Your goal. Leaving out the pictures, retype all the material exactly.

Provided material.
⟨

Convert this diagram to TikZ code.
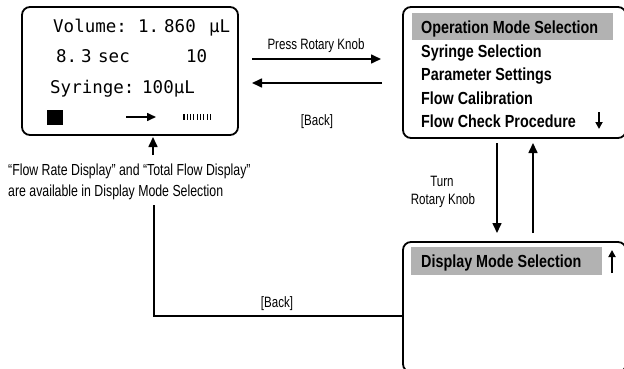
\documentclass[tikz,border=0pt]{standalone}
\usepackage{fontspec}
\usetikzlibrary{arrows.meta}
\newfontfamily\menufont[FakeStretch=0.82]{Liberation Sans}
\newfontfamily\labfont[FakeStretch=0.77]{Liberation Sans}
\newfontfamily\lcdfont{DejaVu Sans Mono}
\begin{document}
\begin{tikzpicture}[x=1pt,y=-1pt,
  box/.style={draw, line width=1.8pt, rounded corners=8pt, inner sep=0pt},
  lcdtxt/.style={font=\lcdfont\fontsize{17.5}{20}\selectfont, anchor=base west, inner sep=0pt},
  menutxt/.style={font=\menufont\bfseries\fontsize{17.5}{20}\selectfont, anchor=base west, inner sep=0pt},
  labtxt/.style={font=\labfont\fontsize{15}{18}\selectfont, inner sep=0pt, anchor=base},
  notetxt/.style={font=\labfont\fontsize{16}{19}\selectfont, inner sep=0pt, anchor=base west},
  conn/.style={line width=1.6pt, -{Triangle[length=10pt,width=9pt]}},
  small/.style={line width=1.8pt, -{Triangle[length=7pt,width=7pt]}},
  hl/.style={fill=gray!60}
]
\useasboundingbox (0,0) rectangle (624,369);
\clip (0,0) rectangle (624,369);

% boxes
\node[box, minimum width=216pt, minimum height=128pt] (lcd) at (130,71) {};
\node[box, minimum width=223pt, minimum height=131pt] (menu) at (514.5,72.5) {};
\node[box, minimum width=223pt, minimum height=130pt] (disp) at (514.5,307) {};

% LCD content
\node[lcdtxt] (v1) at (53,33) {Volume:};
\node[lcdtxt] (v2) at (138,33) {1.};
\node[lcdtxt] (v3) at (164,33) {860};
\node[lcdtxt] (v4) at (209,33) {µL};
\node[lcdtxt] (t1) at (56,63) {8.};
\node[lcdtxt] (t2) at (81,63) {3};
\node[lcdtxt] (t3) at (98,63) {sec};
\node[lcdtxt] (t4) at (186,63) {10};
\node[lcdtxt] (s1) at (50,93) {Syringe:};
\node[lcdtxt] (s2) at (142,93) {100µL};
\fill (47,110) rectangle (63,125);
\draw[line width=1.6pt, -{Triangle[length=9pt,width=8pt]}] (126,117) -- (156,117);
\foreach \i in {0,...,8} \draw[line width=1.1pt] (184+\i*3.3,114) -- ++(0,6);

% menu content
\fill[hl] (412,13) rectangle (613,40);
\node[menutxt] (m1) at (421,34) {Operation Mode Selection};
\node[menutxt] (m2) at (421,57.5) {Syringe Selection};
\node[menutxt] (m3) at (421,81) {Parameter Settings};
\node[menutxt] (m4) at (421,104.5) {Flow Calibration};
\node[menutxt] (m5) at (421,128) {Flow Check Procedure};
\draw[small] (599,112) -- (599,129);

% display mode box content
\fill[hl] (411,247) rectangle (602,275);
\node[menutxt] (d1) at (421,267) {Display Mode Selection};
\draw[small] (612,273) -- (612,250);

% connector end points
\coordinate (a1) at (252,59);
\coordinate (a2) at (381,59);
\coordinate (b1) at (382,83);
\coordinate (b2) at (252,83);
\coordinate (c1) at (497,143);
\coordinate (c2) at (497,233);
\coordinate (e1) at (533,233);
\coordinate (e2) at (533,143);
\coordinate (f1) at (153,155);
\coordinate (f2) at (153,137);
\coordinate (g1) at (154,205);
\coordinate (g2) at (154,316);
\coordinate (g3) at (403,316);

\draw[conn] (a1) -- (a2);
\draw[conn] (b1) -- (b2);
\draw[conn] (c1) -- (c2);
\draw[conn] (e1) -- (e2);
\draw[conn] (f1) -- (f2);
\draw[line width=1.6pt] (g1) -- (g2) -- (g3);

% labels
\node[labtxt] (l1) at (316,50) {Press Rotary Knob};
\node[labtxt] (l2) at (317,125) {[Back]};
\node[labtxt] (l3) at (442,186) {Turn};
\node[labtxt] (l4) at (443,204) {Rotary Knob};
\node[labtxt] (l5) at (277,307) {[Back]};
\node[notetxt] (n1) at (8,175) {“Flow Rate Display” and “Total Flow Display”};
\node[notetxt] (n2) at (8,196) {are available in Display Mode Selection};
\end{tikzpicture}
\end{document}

⟩

Written answer.
Convert this diagram to TikZ code.
\documentclass[tikz,border=0pt]{standalone}
\usepackage{fontspec}
\usetikzlibrary{arrows.meta}
\newfontfamily\menufont[FakeStretch=0.82]{Liberation Sans}
\newfontfamily\labfont[FakeStretch=0.77]{Liberation Sans}
\newfontfamily\lcdfont{DejaVu Sans Mono}
\begin{document}
\begin{tikzpicture}[x=1pt,y=-1pt,
  box/.style={draw, line width=1.8pt, rounded corners=8pt, inner sep=0pt},
  lcdtxt/.style={font=\lcdfont\fontsize{17.5}{20}\selectfont, anchor=base west, inner sep=0pt},
  menutxt/.style={font=\menufont\bfseries\fontsize{17.5}{20}\selectfont, anchor=base west, inner sep=0pt},
  labtxt/.style={font=\labfont\fontsize{15}{18}\selectfont, inner sep=0pt, anchor=base},
  notetxt/.style={font=\labfont\fontsize{16}{19}\selectfont, inner sep=0pt, anchor=base west},
  conn/.style={line width=1.6pt, -{Triangle[length=10pt,width=9pt]}},
  small/.style={line width=1.8pt, -{Triangle[length=7pt,width=7pt]}},
  hl/.style={fill=gray!60}
]
\useasboundingbox (0,0) rectangle (624,369);
\clip (0,0) rectangle (624,369);

% boxes
\node[box, minimum width=216pt, minimum height=128pt] (lcd) at (130,71) {};
\node[box, minimum width=223pt, minimum height=131pt] (menu) at (514.5,72.5) {};
\node[box, minimum width=223pt, minimum height=130pt] (disp) at (514.5,307) {};

% LCD content
\node[lcdtxt] (v1) at (53,33) {Volume:};
\node[lcdtxt] (v2) at (138,33) {1.};
\node[lcdtxt] (v3) at (164,33) {860};
\node[lcdtxt] (v4) at (209,33) {µL};
\node[lcdtxt] (t1) at (56,63) {8.};
\node[lcdtxt] (t2) at (81,63) {3};
\node[lcdtxt] (t3) at (98,63) {sec};
\node[lcdtxt] (t4) at (186,63) {10};
\node[lcdtxt] (s1) at (50,93) {Syringe:};
\node[lcdtxt] (s2) at (142,93) {100µL};
\fill (47,110) rectangle (63,125);
\draw[line width=1.6pt, -{Triangle[length=9pt,width=8pt]}] (126,117) -- (156,117);
\foreach \i in {0,...,8} \draw[line width=1.1pt] (184+\i*3.3,114) -- ++(0,6);

% menu content
\fill[hl] (412,13) rectangle (613,40);
\node[menutxt] (m1) at (421,34) {Operation Mode Selection};
\node[menutxt] (m2) at (421,57.5) {Syringe Selection};
\node[menutxt] (m3) at (421,81) {Parameter Settings};
\node[menutxt] (m4) at (421,104.5) {Flow Calibration};
\node[menutxt] (m5) at (421,128) {Flow Check Procedure};
\draw[small] (599,112) -- (599,129);

% display mode box content
\fill[hl] (411,247) rectangle (602,275);
\node[menutxt] (d1) at (421,267) {Display Mode Selection};
\draw[small] (612,273) -- (612,250);

% connector end points
\coordinate (a1) at (252,59);
\coordinate (a2) at (381,59);
\coordinate (b1) at (382,83);
\coordinate (b2) at (252,83);
\coordinate (c1) at (497,143);
\coordinate (c2) at (497,233);
\coordinate (e1) at (533,233);
\coordinate (e2) at (533,143);
\coordinate (f1) at (153,155);
\coordinate (f2) at (153,137);
\coordinate (g1) at (154,205);
\coordinate (g2) at (154,316);
\coordinate (g3) at (403,316);

\draw[conn] (a1) -- (a2);
\draw[conn] (b1) -- (b2);
\draw[conn] (c1) -- (c2);
\draw[conn] (e1) -- (e2);
\draw[conn] (f1) -- (f2);
\draw[line width=1.6pt] (g1) -- (g2) -- (g3);

% labels
\node[labtxt] (l1) at (316,50) {Press Rotary Knob};
\node[labtxt] (l2) at (317,125) {[Back]};
\node[labtxt] (l3) at (442,186) {Turn};
\node[labtxt] (l4) at (443,204) {Rotary Knob};
\node[labtxt] (l5) at (277,307) {[Back]};
\node[notetxt] (n1) at (8,175) {“Flow Rate Display” and “Total Flow Display”};
\node[notetxt] (n2) at (8,196) {are available in Display Mode Selection};
\end{tikzpicture}
\end{document}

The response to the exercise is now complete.